Q-Mais, est-ce que vos propos rassurants ne sont pas contredits par les faits quand même ? Quand les Etats-Unis apportent un soutien appuyé, par exemple, au projet japonais sur Iter, est-ce que ce n'est pas une façon de sanctionner un peu la France ?
R- Sur ce sujet, je ne crois pas. Je crois que le fait que les Etats-Unis veulent tourner la page et se rapprocher de la France ne veut pas dire qu'ils vont renoncer à leurs intérêts nationaux notamment économiques. Et leurs intérêts économiques sont aujourd'hui beaucoup plus tournés vers le Japon que vers l'Europe. Sous cet angle là, il faut voir beaucoup plus que des interprétations disant que l'on cherche à punir la France. Je crois que c'est tout simplement le fait que les Etats-Unis ne perdent jamais le sens de leurs intérêts économiques. Je dirais qu'à la limite c'est normal, de la même façon que nous le faisons aussi. C'est quand même un des ressorts fondamentaux de la politique américaine, voire de la politique internationale.
Q- Avez-vous parlé d'Iter ?
R- Non pas du tout.
Q- Est-ce que vous pouvez nous donner un exemple de la qualité des entretiens avec Donald Rumsfeld ? Et avec Condoleezza Rice, qu'est-ce qui vous a permis de penser qu'ils étaient plus chaleureux qu'il y a dix mois ?
R- Il y a treize mois. Là aussi, dans la qualité des discussions et dans l'approbation très nette et chaleureuse de l'attitude et de l'analyse de la France, aussi bien quand ils parlaient de l'Irak. Bien entendu, pour nous, rien ne pouvait se faire avant le transfert du pouvoir. C'est tout à fait normal, tout à fait naturel. Et ils le comprennent très bien. C'est lorsque nous parlions de l'ensemble des pays de la région. C'est le fait de prendre en considération les analyses de la France qui connaît bien ce monde. Ce sont, là aussi, les remerciements qui peuvent être faits des appréciations très positives de la contribution de la France, notamment en Afghanistan.

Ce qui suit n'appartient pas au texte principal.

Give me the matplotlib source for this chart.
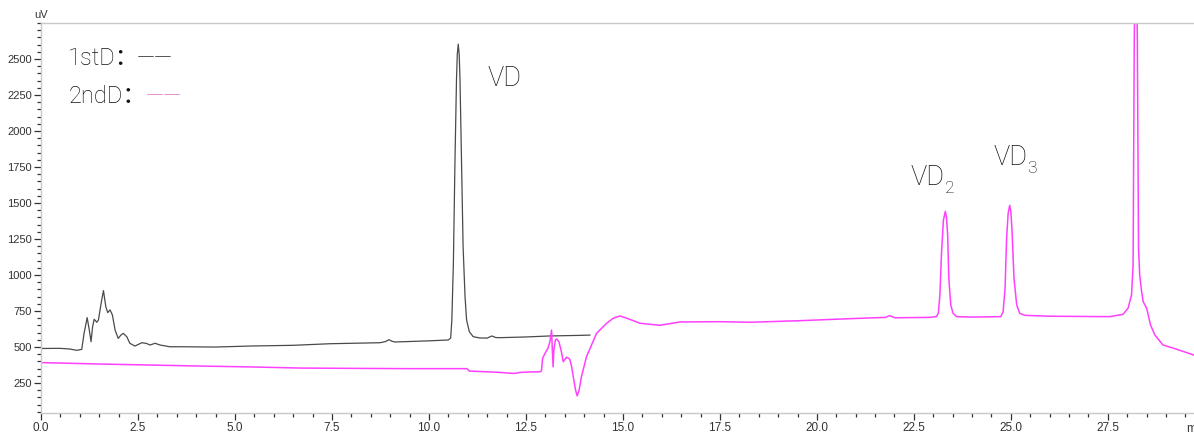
import matplotlib
matplotlib.use("Agg")
import matplotlib.pyplot as plt
from matplotlib.ticker import MultipleLocator

# ---- data ----
t_1st = [0.0, 0.49, 0.75, 0.92, 1.05, 1.11, 1.19, 1.245, 1.29, 1.33, 1.37, 1.44, 1.48,
         1.55, 1.61, 1.67, 1.72, 1.78, 1.84, 1.91, 1.99, 2.06, 2.12, 2.21, 2.29, 2.42,
         2.60, 2.72, 2.81, 2.94, 3.07, 3.32, 3.58, 4.5, 5.39, 6.5, 7.45, 8.74, 8.88,
         8.97, 9.05, 9.12, 10.0, 10.50, 10.56, 10.59, 10.63, 10.67, 10.71, 10.73,
         10.755, 10.78, 10.80, 10.84, 10.88, 10.93, 10.97, 11.04, 11.14, 11.31, 11.5,
         11.62, 11.72, 11.83, 12.5, 13.12, 13.89, 14.15]
uv_1st = [490, 491, 486, 477, 484, 595, 704, 618, 537, 641, 693, 672, 688,
          804, 892, 781, 739, 758, 723, 618, 560, 583, 595, 572, 526, 507,
          530, 525, 514, 526, 514, 502, 502, 500, 507, 512, 523, 530, 538,
          551, 540, 535, 543, 549, 563, 688, 1085, 1781, 2359, 2530,
          2603, 2530, 2359, 1781, 1198, 850, 688, 607, 572, 563, 562,
          577, 566, 565, 570, 577, 581, 583]

t_2nd = [0.0, 1.52, 2.81, 4.10, 5.4, 6.68, 7.96, 9.5, 10.98, 11.04, 11.4, 11.83, 12.1,
         12.22, 12.35, 12.6, 12.86, 12.90, 12.93, 13.0, 13.07, 13.12, 13.16, 13.18,
         13.20, 13.22, 13.26, 13.29, 13.35, 13.42, 13.46, 13.55, 13.63, 13.68, 13.72,
         13.78, 13.82, 13.87, 13.93, 14.06, 14.32, 14.58, 14.75, 14.92, 15.1, 15.44,
         15.95, 16.47, 17.5, 18.27, 19.56, 20.85, 21.78, 21.84, 21.88, 21.93, 22.01,
         22.91, 23.08, 23.13, 23.17, 23.21, 23.26, 23.31, 23.34, 23.37, 23.40, 23.45,
         23.51, 23.60, 24.0, 24.74, 24.80, 24.85, 24.89, 24.93, 24.97, 25.0, 25.03,
         25.08, 25.15, 25.23, 25.36, 26.0, 27.0, 27.55, 27.89, 28.02, 28.11, 28.15,
         28.18, 28.22, 28.26, 28.29, 28.32, 28.37, 28.41, 28.50, 28.60, 28.71, 28.92,
         29.18, 29.72]
uv_2nd = [392, 382, 375, 368, 362, 354, 352, 350, 350, 333, 329, 324, 318,
          317, 324, 327, 328, 335, 423, 460, 493, 540, 618, 480,
          363, 480, 550, 556, 537, 460, 398, 430, 415, 360, 293,
          200, 161, 200, 293, 432, 595, 665, 700, 716, 700, 665,
          651, 674, 676, 672, 683, 697, 706, 715, 718, 712, 703,
          706, 711, 734, 862, 1141, 1380, 1442, 1400, 1280, 978, 792,
          734, 711, 708, 711, 746, 909, 1257, 1430, 1484, 1440, 1304,
          978, 792, 734, 720, 714, 712, 711, 727, 769, 862, 1071,
          2616, 3600, 2616, 1189, 1001, 885, 815, 769, 653, 584, 514,
          493, 444]

x_ticks = [0.0, 2.5, 5.0, 7.5, 10.0, 12.5, 15.0, 17.5, 20.0, 22.5, 25.0, 27.5]
y_ticks = [250, 500, 750, 1000, 1250, 1500, 1750, 2000, 2250, 2500]

series_labels = [("1stD：", 0.70, 2458, 2.48, "#222222"),
                 ("2ndD：", 0.70, 2194, 2.69, "#e070c8")]
peak_labels = [("VD", None, 11.51, 2312), ("VD", "2", 22.42, 1625), ("VD", "3", 24.54, 1764)]

assert len(t_1st) == len(uv_1st) and len(t_2nd) == len(uv_2nd)

# ---- figure ----
W, H = 1194, 433
fig = plt.figure(figsize=(W / 100, H / 100), dpi=100)
ax = fig.add_axes([41 / W, 1 - 413 / H, 1 - 41 / W, (413 - 23) / H])

ax.plot(t_1st, uv_1st, color="#4a4a4a", lw=0.9, solid_joinstyle="round")
ax.plot(t_2nd, uv_2nd, color="#ff40ff", lw=1.1, solid_joinstyle="round")

ax.set_xlim(0, 29.72)
ax.set_ylim(42, 2750)
ax.set_xticks(x_ticks)
ax.set_xticklabels([f"{v:.1f}" for v in x_ticks])
ax.set_yticks(y_ticks)
ax.set_yticklabels([str(v) for v in y_ticks])
ax.xaxis.set_minor_locator(MultipleLocator(0.5))
ax.yaxis.set_minor_locator(MultipleLocator(50))

tick_fam = ["Liberation Sans", "DejaVu Sans"]
for lab in ax.get_xticklabels():
    lab.set_fontfamily(tick_fam)
    lab.set_fontsize(8.5)
    lab.set_color("#333333")
for lab in ax.get_yticklabels():
    lab.set_fontfamily(tick_fam)
    lab.set_fontsize(8)
    lab.set_color("#333333")

ax.tick_params(axis="both", which="major", direction="out", length=5, width=0.9,
               color="#333333", pad=1.5)
ax.tick_params(axis="both", which="minor", direction="out", length=3, width=0.9,
               color="#333333")

for side in ("left", "bottom", "top"):
    ax.spines[side].set_color("#c8c8c8")
    ax.spines[side].set_linewidth(1.0)
ax.spines["right"].set_visible(False)

ax.annotate("uV", xy=(0, 1), xycoords="axes fraction", xytext=(0, 2),
            textcoords="offset points", ha="center", va="bottom",
            fontsize=8, family=tick_fam, color="#333333")
ax.text(29.53, -30, "min", ha="left", va="top", fontsize=8.5,
        family=tick_fam, color="#333333", clip_on=False)

big_font = ["Roboto", "Noto Sans CJK SC", "DejaVu Sans"]
txt_col = "#111111"

# series labels with their line-style dashes
for lab, lx, ly, dx, dcol in series_labels:
    ax.text(lx, ly, lab, fontsize=17, family=big_font, fontweight="light",
            color=txt_col, ha="left", va="baseline")
    ax.text(dx, ly, "——", fontsize=17, family=big_font, fontweight="light",
            color=dcol, ha="left", va="baseline")

# peak labels
for main, sub, xx, yy in peak_labels:
    t = ax.text(xx, yy, main, fontsize=19.5, family=big_font, fontweight="light",
                color=txt_col, ha="left", va="baseline")
    if sub:
        ax.annotate(sub, xy=(1, 0), xycoords=t, xytext=(0, -1.5),
                    textcoords="offset points", ha="left", va="baseline",
                    fontsize=12.5, family=big_font, fontweight="light", color=txt_col)

fig.savefig("out.png", dpi=100)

Q- Est-ce que c'est plus facile pour un Ministre de la Défense de tourner la page ? Plus facile que pour M. de Villepin ?

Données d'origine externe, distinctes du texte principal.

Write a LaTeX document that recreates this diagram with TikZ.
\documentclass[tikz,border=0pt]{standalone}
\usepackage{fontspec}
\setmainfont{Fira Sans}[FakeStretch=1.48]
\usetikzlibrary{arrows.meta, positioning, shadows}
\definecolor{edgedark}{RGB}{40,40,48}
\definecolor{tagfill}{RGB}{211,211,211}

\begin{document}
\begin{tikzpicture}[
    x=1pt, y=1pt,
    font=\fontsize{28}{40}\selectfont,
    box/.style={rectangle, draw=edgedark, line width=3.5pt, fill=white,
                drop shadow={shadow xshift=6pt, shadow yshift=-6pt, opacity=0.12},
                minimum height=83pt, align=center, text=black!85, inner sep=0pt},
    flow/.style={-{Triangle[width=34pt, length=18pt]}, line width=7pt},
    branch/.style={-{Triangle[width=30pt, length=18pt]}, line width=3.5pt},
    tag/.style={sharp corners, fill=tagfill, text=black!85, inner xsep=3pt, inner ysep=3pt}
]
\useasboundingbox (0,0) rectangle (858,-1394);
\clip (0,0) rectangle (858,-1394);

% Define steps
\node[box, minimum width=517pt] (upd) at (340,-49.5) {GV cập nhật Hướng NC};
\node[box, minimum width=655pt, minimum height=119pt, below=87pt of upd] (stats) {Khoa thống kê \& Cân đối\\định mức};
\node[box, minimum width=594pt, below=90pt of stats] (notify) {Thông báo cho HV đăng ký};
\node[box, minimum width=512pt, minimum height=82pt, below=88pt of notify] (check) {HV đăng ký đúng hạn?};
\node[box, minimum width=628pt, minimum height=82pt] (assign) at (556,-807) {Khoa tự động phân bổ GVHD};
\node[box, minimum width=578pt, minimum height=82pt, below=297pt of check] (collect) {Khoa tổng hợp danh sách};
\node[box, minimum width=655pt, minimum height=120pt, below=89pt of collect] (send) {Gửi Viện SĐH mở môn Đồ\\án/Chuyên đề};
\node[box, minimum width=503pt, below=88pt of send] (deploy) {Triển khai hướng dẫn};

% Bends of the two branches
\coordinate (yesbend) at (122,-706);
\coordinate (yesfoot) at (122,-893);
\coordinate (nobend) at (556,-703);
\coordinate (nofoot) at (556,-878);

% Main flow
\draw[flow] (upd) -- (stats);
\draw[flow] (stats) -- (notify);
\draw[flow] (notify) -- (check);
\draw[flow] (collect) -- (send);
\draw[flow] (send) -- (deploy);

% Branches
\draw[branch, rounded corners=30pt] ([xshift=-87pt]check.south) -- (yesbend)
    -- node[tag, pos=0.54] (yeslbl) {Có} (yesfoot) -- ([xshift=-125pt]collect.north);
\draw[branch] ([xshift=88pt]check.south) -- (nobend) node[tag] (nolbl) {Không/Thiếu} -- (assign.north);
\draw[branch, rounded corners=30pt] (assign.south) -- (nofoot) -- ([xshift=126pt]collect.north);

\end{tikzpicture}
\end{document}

R- Je n'ai pas pour habitude de me mettre à la place des autres. J'ai rencontré Donald Rumsfeld il y a trois mois environ. Nous reprenons une relation normale. Ils sont en train de tourner la page, de fermer aussi le sujet
Q- Ce retournement est-il dû au hasard ou à une conjonction favorable compte tenu du fait que l'Amérique entre en année électorale ?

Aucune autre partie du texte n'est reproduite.